I do love the food in France and I am not opposed to eating all kinds of animal innards but I think the French have beaten me in all foods with that distinctive aroma. I think I can safely strike off snout, andouillette and tete de veau (veal head).

But, as my Dad loves to say, "Never try, never know."

Thursday, April 17, 2008

"Milk" Chocolate

Whenever I go to buy dairy section at my local Franprix, I'm always curious about the little Kinder chocolate bars I see there.

It's a good idea, especially in the heat of summer, to have a cold chocolate bar to melt slowly in the mouth.

These are usually packaged in a bundle and upon closer inspection, claim to be a "milk" product, which is supposedly a healthier 'treat' for the young'ns.

I had to pick one up of course. I chose Kinder Pingu. They also had Kinder Hippo but I didn't like the association. Some call me too sensitive.

It claims that it contains 26% of milk and has no preservatives and no colorings. The ingredients list milk first, then chocolate (made with cocoa butter) and then sugar. It clocks in at 136kcal per portion.

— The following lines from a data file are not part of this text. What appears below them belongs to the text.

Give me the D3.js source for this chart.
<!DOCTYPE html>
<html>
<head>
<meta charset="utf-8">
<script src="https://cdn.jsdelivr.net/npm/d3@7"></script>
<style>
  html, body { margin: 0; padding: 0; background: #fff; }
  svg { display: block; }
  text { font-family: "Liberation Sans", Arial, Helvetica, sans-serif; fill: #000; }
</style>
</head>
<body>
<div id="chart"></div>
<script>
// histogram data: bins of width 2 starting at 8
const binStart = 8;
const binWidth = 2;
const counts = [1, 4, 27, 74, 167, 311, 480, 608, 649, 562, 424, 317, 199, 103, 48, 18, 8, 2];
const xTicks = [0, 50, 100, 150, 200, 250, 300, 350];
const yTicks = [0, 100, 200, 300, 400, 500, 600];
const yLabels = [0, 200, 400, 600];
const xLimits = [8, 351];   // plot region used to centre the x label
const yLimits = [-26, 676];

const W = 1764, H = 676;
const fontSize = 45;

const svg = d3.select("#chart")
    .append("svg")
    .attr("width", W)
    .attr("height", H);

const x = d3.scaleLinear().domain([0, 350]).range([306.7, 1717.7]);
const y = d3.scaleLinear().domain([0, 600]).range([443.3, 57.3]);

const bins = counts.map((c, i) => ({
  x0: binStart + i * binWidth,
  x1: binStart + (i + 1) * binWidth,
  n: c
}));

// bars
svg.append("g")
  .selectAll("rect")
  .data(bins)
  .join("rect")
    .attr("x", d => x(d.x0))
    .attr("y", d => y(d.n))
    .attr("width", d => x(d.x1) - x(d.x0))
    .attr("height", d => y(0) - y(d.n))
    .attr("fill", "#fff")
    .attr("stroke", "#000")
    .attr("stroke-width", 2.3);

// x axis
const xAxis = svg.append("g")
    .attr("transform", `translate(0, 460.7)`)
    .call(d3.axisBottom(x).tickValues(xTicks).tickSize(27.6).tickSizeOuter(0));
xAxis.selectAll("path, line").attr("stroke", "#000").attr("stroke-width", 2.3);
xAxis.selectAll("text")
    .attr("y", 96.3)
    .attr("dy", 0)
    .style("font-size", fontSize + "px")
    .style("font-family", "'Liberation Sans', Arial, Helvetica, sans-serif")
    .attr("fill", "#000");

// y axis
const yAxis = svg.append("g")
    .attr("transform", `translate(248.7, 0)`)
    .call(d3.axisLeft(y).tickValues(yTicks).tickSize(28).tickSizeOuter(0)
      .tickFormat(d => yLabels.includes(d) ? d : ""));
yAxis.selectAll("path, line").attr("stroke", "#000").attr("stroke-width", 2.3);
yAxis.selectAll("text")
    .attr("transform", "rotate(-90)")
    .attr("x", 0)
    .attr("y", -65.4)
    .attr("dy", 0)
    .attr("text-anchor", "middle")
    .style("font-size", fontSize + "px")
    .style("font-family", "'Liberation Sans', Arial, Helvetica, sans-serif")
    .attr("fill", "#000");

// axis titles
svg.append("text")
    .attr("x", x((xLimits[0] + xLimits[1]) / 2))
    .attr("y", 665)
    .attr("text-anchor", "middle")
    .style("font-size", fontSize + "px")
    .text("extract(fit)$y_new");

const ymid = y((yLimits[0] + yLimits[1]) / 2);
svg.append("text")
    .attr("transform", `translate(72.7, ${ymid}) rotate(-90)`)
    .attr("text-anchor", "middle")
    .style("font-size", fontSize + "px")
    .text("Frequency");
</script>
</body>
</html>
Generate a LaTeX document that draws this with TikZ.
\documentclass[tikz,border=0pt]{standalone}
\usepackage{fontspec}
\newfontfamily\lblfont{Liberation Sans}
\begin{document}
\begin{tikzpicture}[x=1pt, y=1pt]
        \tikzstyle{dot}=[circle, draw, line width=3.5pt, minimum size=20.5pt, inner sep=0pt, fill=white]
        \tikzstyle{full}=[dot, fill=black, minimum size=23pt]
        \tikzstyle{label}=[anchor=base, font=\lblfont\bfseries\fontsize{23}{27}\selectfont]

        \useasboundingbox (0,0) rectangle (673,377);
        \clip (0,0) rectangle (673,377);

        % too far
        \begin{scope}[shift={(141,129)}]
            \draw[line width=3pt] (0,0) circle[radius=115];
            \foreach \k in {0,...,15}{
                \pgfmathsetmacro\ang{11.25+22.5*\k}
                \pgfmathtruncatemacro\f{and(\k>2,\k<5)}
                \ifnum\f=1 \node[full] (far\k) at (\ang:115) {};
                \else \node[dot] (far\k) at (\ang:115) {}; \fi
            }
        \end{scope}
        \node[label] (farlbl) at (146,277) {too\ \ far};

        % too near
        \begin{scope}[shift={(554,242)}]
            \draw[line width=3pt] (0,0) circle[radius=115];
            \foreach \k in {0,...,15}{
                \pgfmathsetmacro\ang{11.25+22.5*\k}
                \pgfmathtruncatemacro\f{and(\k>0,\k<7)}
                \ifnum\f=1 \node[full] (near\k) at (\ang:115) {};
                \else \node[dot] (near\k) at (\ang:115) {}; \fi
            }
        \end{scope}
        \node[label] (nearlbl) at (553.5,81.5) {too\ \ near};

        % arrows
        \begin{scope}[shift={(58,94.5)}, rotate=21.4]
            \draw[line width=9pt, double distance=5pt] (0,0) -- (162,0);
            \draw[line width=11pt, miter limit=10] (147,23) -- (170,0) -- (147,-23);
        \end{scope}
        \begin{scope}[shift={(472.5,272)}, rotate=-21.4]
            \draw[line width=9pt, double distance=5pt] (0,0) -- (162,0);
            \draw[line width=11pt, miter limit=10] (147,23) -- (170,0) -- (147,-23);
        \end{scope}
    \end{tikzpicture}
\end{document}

The composition is a thin genoise sponge with a milk mousse inside enrobed with a thin shell of chocolate, which also runs through the middle, for 'crunch'.

And how did it taste?

Well, not bad. Not too sweet, it was pleasant if a little bland. I don't know that I would give a whole one to a child but it wasn't as sweet or as heavy as many chocolates.

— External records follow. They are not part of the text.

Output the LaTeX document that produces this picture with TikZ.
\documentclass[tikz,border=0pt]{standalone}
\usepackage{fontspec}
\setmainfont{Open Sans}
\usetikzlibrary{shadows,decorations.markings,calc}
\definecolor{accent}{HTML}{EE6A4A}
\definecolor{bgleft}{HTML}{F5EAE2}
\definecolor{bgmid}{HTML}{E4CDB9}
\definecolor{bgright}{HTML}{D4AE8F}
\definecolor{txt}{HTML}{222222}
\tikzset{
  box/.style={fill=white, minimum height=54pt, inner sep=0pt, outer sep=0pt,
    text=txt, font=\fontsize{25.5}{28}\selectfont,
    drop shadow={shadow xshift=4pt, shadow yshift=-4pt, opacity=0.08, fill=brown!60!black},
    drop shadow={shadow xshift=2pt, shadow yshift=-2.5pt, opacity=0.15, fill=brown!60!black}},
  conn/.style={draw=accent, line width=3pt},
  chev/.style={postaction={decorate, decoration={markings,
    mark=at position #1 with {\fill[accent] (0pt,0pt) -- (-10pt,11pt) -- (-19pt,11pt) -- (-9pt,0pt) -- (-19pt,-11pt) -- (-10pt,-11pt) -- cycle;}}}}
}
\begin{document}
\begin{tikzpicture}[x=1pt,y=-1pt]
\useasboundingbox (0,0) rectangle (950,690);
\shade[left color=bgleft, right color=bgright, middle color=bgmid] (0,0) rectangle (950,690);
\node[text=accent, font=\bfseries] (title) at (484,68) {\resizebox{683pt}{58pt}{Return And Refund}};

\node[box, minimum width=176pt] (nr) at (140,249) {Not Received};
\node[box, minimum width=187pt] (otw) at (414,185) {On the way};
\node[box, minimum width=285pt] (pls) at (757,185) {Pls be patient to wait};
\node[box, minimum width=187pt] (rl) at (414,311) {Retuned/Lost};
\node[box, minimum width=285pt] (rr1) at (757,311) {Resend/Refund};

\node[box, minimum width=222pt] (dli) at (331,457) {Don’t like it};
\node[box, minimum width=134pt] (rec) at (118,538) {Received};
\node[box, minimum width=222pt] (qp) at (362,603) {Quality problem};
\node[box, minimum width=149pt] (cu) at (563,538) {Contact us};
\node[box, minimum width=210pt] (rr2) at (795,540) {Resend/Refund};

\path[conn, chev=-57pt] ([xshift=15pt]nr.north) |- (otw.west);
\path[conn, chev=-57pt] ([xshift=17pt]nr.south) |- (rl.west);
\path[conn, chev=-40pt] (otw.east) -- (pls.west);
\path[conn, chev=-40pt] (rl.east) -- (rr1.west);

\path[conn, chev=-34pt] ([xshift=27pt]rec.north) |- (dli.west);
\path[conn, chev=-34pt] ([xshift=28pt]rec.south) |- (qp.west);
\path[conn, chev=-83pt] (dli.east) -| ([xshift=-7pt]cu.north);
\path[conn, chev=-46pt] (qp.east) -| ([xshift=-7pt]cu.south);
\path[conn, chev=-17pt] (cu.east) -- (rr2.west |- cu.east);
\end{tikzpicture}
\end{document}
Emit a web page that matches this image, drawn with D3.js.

The chocolate didn't so much crunch and gently crackle and the milk mousse texture was a bit odd while the thin genoise wasn't really apparent, lending more texture than anything.

Not something I'd buy again but it was ok. I think if I was a parent, it would be a decent once in a while treat. But I'm not a parent.

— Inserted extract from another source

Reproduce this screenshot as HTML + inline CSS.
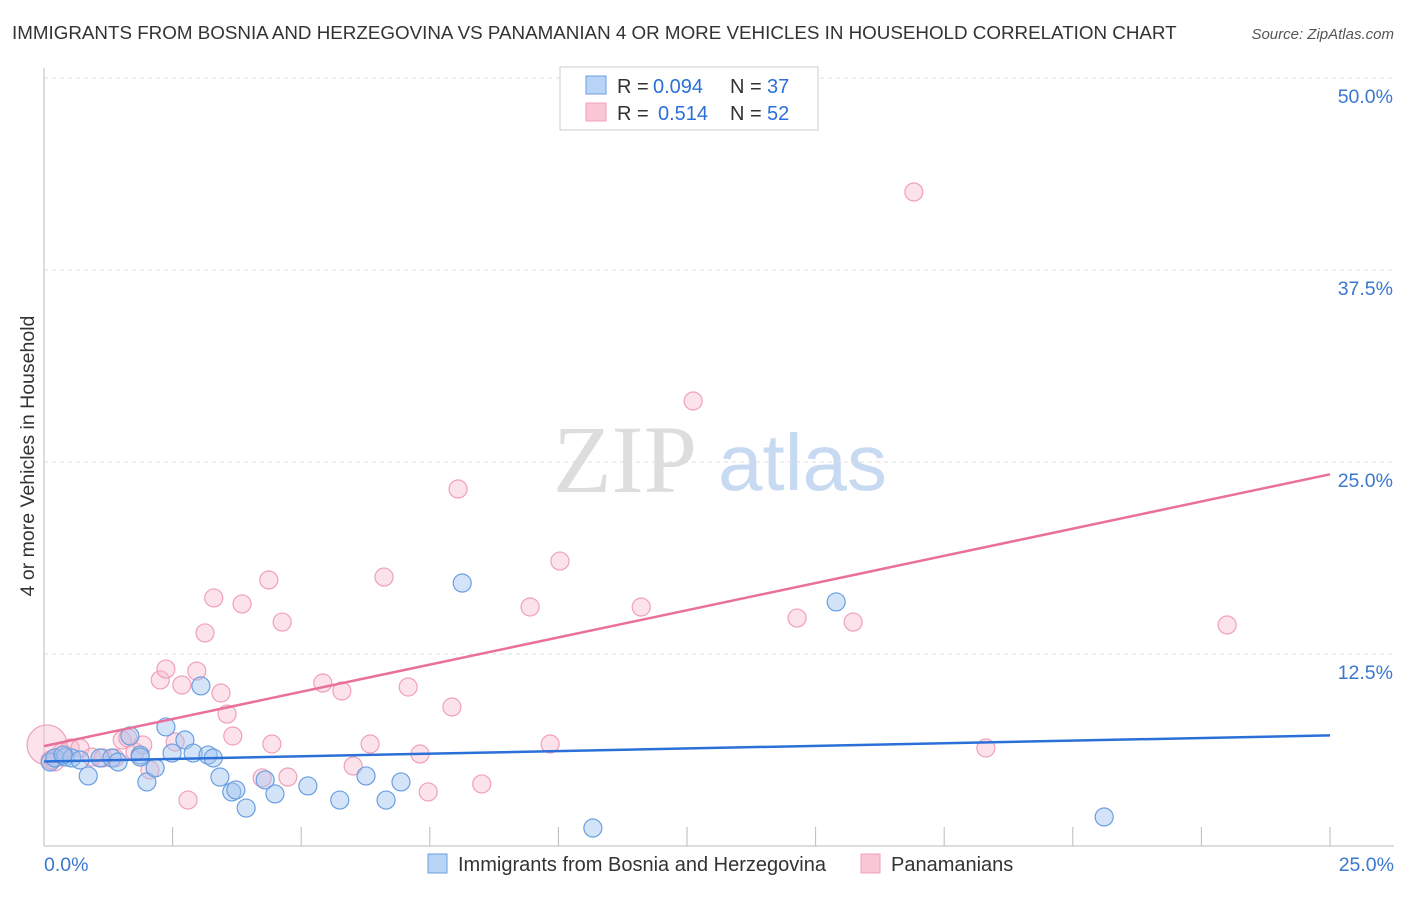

So, would you buy them for your child?

Friday, April 11, 2008

The Go List 2008

Might be late to the party but here you go!

The Go List 2008

Happy eating!

Thursday, April 10, 2008

Are you a licker?

Don't get me wrong, I'm thrifty.

I save elastic bands from packets of noodles "just in case" I need elastic bands.

I hate wasting food so even though I'm full, I force myself to finish whatever is left on my plate (a habit I'm desperately trying to break).

But one thing I refuse to do is to lick yogurt tops. I can't do it. Looks silly for one thing and just to get that thin scraping of yogurt? Ridiculous. Undignified.

So why do I feel ever so slightly guilty about it?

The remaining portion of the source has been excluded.